The aliens, right. They're called Selyoids and you can drink them and they become part of you and somehow alter everyone's perception of you making you sexier and radiant. It's like real life airbrushing. In this sense they enter a symbiotic relationship with the host but they bliss the host out like drugs of a sort. They want to be a part of the human race, and they've started by infiltrating the film industry as a means to access the public. And in enough numbers you don't need to drink them to be influenced, and the best way to reach a wider audience is to do it through the movies.

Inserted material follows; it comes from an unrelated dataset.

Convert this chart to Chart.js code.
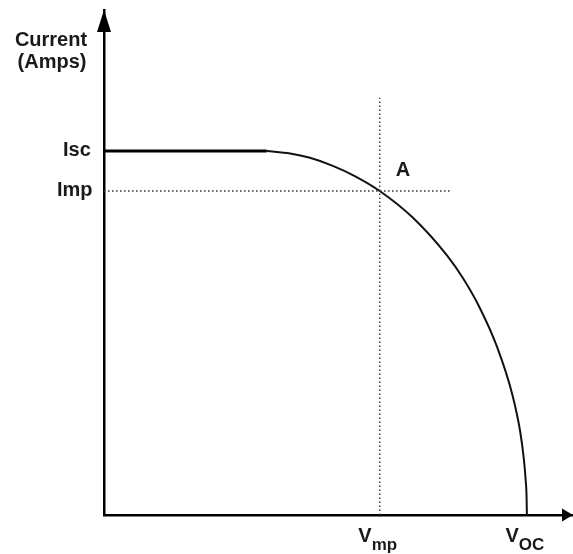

Polly drinks from the Kool Aid and becomes one of the instant celebrities, with the voices of the aliens inside her telling her she's pretty and better than everyone else and deserves star treatment and she pulls a right stunt dissing the Doctor and Ben in front of everyone at a gala. Oh yes this is another novel telling us how pretty Polly is with yet more people falling over her and telling her she has star potential. No mention by her of her modelling moments back in London, even if they're about 18 years in the future. And all Ben seems to want to do for the first half of the book is sleep.

Here's an interesting one though - the TARDIS isn't in the story. It's not even mentioned. And it's not like it absolutely has to be, but it's just odd that it doesn't come up once so we have no idea how long the Doctor and company have been there, and where the TARDIS is. The Doctor mentions to someone that he "found himself in Los Angeles" which could mean either the TARDIS landed there, or it's somewhere else in America and they are travelling without it for a bit. I think that's really the only good thing I found out of this one: the potential for there to be more happening on either side of it, and hopefully it's better adventures than this one.